Holy Mackerel!!!...

Mackerel 12x24

 

This is one of the few still life paintings I’ve done this year on the smaller side. It’s 12×24″ an oil on canvas. I like the reflective qualities and the pattern of the fish, but as usual, I’m just as interested in the tablecloth pattern as I am in the central subject of the fish. Maybe it’s because they want to be in the water, but I seem to prefer the fish against a blue pattern. I hope to do a few more of these paintings of other types of fish, but it’s surprisingly hard to get my hands on whole fish. As the weather warms up I’m assuming that’ll get easier and I look forward to some new subjects.

Day’s End...

Days End 12x16sm

 

The warm light at the end of the day is stunning, but so fleeting it can be hard to catch. This painting was done in the studio from a photo, but using color lessons I’ve learned working on location. Even though I’m using the photo for a lot of the basic color information, I’m also punching the color temperature up a bit, and painting in subtle differences that are hard to capture with a camera. This richness of color is how I try to capture a sense of light in the landscape. Even when working in the studio, I want my paintings to be about a sense of light. This is a view looking down into New Harbor just before sunset.

Waterside Still life...

Waterside Still Life 48x36sm

 

I can’t seem to stop painting fishy still lifes. This one was especially fun to put together, the fish spilling out across a nautical tablecloth. The fish sometimes look like they’re swimming through the scene. The other fabric in this painting has some orange coi in the pattern, repeating the fish idea, but in a flatter, more simple representation.

Parked for the night...

New Harbor Fisherman 12x16sm

 

New Harbor, ME is a beautiful little working harbor near Pemaquid Lighthouse. As lovely as it is, it can be hard to find a place to paint, where I’m not in someone’s way as they haul lobsters and bait around. I like to stop by late in the day, when things are quiet, which also means I’m there as the wind dies and the sun gets low in the sky.

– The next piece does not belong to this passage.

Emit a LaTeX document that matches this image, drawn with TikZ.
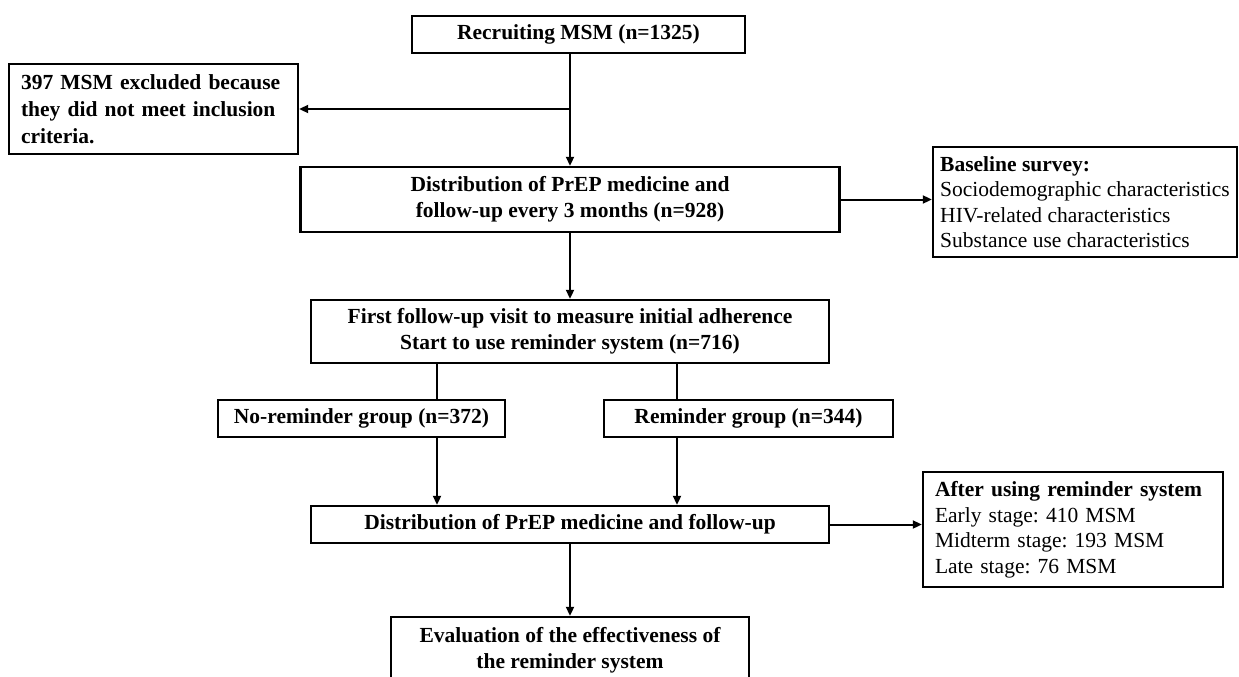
\documentclass[tikz,border=0pt]{standalone}
\usepackage{fontspec}
\setmainfont{Liberation Serif}
\usetikzlibrary{arrows.meta}
\frenchspacing
\begin{document}
\begin{tikzpicture}[x=1pt,y=-1pt,
  box/.style={draw, line width=2.4pt, inner sep=0pt, align=center,
    font=\fontsize{21.5}{26}\selectfont\bfseries},
  infobox/.style={draw, line width=2.4pt, align=left, inner ysep=0pt,
    font=\fontsize{21.5}{25.5}\selectfont},
  link/.style={line width=2pt},
  arr/.style={line width=2pt, -{Triangle[length=9pt,width=8pt]}},
]
\clip (0,0) rectangle (1239,677);
\path[use as bounding box] (0,0) rectangle (1239,677);

% main column
\node[box, minimum width=333pt, minimum height=37pt] (recruit) at (578.5,34.5)
  {Recruiting MSM (n=1325)};
\node[box, minimum width=539pt, minimum height=65pt] (dist1) at (570,199.5)
  {Distribution of PrEP medicine and\\follow-up every 3 months (n=928)};
\node[box, minimum width=518pt, minimum height=63pt] (first) at (570,331.5)
  {First follow-up visit to measure initial adherence\\Start to use reminder system (n=716)};
\node[box, minimum width=287pt, minimum height=37pt] (norem) at (361.5,418.5)
  {No-reminder group (n=372)};
\node[box, minimum width=289pt, minimum height=37pt] (rem) at (748.5,418.5)
  {Reminder group (n=344)};
\node[box, minimum width=518pt, minimum height=37pt] (dist2) at (570,524.5)
  {Distribution of PrEP medicine and follow-up};
\node[box, minimum width=358pt, minimum height=66pt] (eval) at (570,650)
  {Evaluation of the effectiveness of\\the reminder system};

% side boxes
\node[infobox, font=\fontsize{21.5}{27}\selectfont\bfseries, text width=265pt,
  inner xsep=12pt, minimum height=90pt] (excl) at (153.5,109)
  {397 MSM excluded because\\they did not meet inclusion\\criteria.};
\node[infobox, inner xsep=6pt, minimum width=304pt, minimum height=110pt] (base) at (1085,202)
  {\textbf{Baseline survey:}\\Sociodemographic characteristics\\HIV-related characteristics\\Substance use characteristics};
\node[infobox, text width=276pt, inner xsep=12pt, minimum height=115pt] (after) at (1073,529.5)
  {\textbf{After using reminder system}\\Early stage: 410 MSM\\Midterm stage: 193 MSM\\Late stage: 76 MSM};

% branch points
\coordinate (split) at (dist1.north |- excl.east);
\coordinate (lx) at (437,0);
\coordinate (rx) at (677,0);

% connectors
\draw[arr] (recruit.south -| dist1.north) -- (dist1.north);
\draw[arr] (split) -- (excl.east);
\draw[arr] (dist1.east) -- (dist1.east -| base.west);
\draw[arr] (dist1.south) -- (first.north);
\draw[link] (first.south -| lx) -- (norem.north -| lx);
\draw[link] (first.south -| rx) -- (rem.north -| rx);
\draw[arr] (norem.south -| lx) -- (dist2.north -| lx);
\draw[arr] (rem.south -| rx) -- (dist2.north -| rx);
\draw[arr] (dist2.east) -- (dist2.east -| after.west);
\draw[arr] (dist2.south) -- (eval.north);
\end{tikzpicture}
\end{document}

I tend to like painting backlit scenes like this, because they have so much contrast and drama, but part of the trick to scenes like this is trying to keep the values from getting too dark. I need to have some dark passages, but I want to leave room for the darks to have some rich color. Even though passages like the pilings might be close to black, I want to see if those blacks lean warm or cool, and take advantage of those shifts to help give the painting a glow. Pushing those color temperature differences is what gives paintings a better pop of light.

This painting is 12×16″ oil on canvas.

Pescatero...

Pescatero 12x16sm

 

Since warm weather is just around the corner, I though I should bring a little sunshine to the blog today. This lobster boat was sitting high and dry at low tide in Friendship Harbor.I’m always a sucker for reflected color in shadows, and this boat had a nice warmth bouncing into the shadow of its hull. One of the tricks to painting is figuring out the ways a scene can be simplified. Even though there isn’t a ton of detail in this image, there is a lot of color information I try to include. Taking advantage of warm and cool differences is how I try to capture the light in a scene.

This painting is 12×16″ oil on canvas.